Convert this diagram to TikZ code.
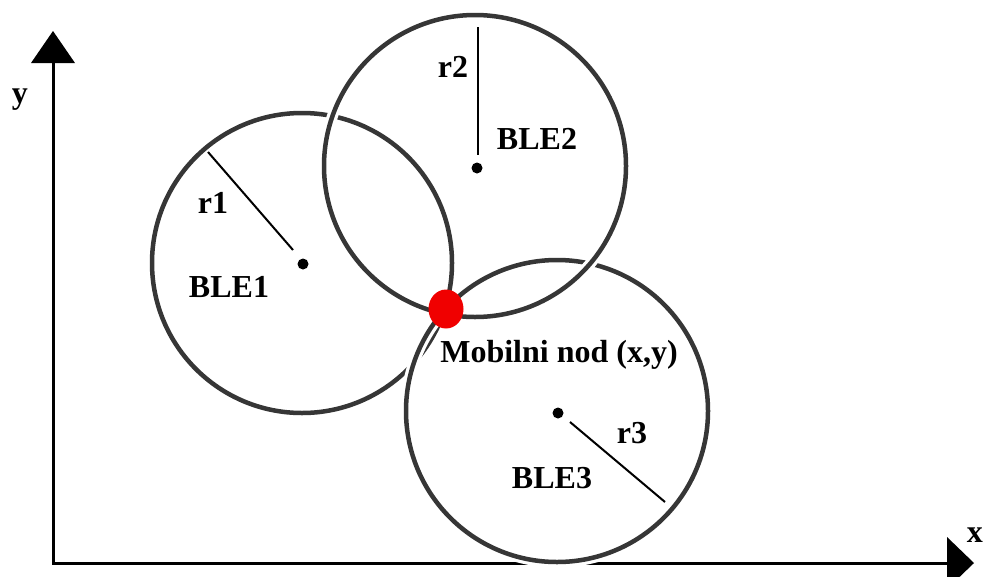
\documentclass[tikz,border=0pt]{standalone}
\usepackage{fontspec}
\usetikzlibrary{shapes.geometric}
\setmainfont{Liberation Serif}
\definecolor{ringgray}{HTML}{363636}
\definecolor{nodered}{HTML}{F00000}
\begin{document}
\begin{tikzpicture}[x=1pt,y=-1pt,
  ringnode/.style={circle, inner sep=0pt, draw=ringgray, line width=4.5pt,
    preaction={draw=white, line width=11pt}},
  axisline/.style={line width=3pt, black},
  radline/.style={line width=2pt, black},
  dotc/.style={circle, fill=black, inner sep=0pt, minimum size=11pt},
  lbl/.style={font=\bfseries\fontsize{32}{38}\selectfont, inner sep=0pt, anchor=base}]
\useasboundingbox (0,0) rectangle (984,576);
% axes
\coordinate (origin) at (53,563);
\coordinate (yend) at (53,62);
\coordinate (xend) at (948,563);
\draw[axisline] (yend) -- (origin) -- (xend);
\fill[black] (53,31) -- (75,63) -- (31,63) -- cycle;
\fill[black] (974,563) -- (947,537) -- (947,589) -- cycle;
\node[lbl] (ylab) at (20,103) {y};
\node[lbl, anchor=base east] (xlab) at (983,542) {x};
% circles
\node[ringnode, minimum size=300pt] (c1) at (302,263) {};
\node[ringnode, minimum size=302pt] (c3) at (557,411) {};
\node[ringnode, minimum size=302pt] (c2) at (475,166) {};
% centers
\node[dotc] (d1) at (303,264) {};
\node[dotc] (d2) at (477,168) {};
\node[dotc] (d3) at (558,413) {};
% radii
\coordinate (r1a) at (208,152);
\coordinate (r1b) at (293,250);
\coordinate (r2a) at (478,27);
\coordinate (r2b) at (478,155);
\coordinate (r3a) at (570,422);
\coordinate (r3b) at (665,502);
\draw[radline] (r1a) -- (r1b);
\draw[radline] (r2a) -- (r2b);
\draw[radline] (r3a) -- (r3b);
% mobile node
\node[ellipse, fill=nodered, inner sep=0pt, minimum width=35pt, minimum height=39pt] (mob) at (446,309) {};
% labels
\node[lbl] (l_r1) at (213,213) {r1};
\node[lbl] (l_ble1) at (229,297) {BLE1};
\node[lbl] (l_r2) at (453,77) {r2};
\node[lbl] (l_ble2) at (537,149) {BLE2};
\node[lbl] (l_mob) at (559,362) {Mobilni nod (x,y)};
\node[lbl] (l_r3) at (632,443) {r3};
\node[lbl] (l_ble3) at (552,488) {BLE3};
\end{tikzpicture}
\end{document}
* * * * * * *
#### YOUR OBJECTIVE:
Exclude every picture and copy the remaining data exactly.

#### WRITTEN RESPONSE:
Convert this diagram to TikZ code.
\documentclass[tikz,border=0pt]{standalone}
\usepackage{fontspec}
\usetikzlibrary{shapes.geometric}
\setmainfont{Liberation Serif}
\definecolor{ringgray}{HTML}{363636}
\definecolor{nodered}{HTML}{F00000}
\begin{document}
\begin{tikzpicture}[x=1pt,y=-1pt,
  ringnode/.style={circle, inner sep=0pt, draw=ringgray, line width=4.5pt,
    preaction={draw=white, line width=11pt}},
  axisline/.style={line width=3pt, black},
  radline/.style={line width=2pt, black},
  dotc/.style={circle, fill=black, inner sep=0pt, minimum size=11pt},
  lbl/.style={font=\bfseries\fontsize{32}{38}\selectfont, inner sep=0pt, anchor=base}]
\useasboundingbox (0,0) rectangle (984,576);
% axes
\coordinate (origin) at (53,563);
\coordinate (yend) at (53,62);
\coordinate (xend) at (948,563);
\draw[axisline] (yend) -- (origin) -- (xend);
\fill[black] (53,31) -- (75,63) -- (31,63) -- cycle;
\fill[black] (974,563) -- (947,537) -- (947,589) -- cycle;
\node[lbl] (ylab) at (20,103) {y};
\node[lbl, anchor=base east] (xlab) at (983,542) {x};
% circles
\node[ringnode, minimum size=300pt] (c1) at (302,263) {};
\node[ringnode, minimum size=302pt] (c3) at (557,411) {};
\node[ringnode, minimum size=302pt] (c2) at (475,166) {};
% centers
\node[dotc] (d1) at (303,264) {};
\node[dotc] (d2) at (477,168) {};
\node[dotc] (d3) at (558,413) {};
% radii
\coordinate (r1a) at (208,152);
\coordinate (r1b) at (293,250);
\coordinate (r2a) at (478,27);
\coordinate (r2b) at (478,155);
\coordinate (r3a) at (570,422);
\coordinate (r3b) at (665,502);
\draw[radline] (r1a) -- (r1b);
\draw[radline] (r2a) -- (r2b);
\draw[radline] (r3a) -- (r3b);
% mobile node
\node[ellipse, fill=nodered, inner sep=0pt, minimum width=35pt, minimum height=39pt] (mob) at (446,309) {};
% labels
\node[lbl] (l_r1) at (213,213) {r1};
\node[lbl] (l_ble1) at (229,297) {BLE1};
\node[lbl] (l_r2) at (453,77) {r2};
\node[lbl] (l_ble2) at (537,149) {BLE2};
\node[lbl] (l_mob) at (559,362) {Mobilni nod (x,y)};
\node[lbl] (l_r3) at (632,443) {r3};
\node[lbl] (l_ble3) at (552,488) {BLE3};
\end{tikzpicture}
\end{document}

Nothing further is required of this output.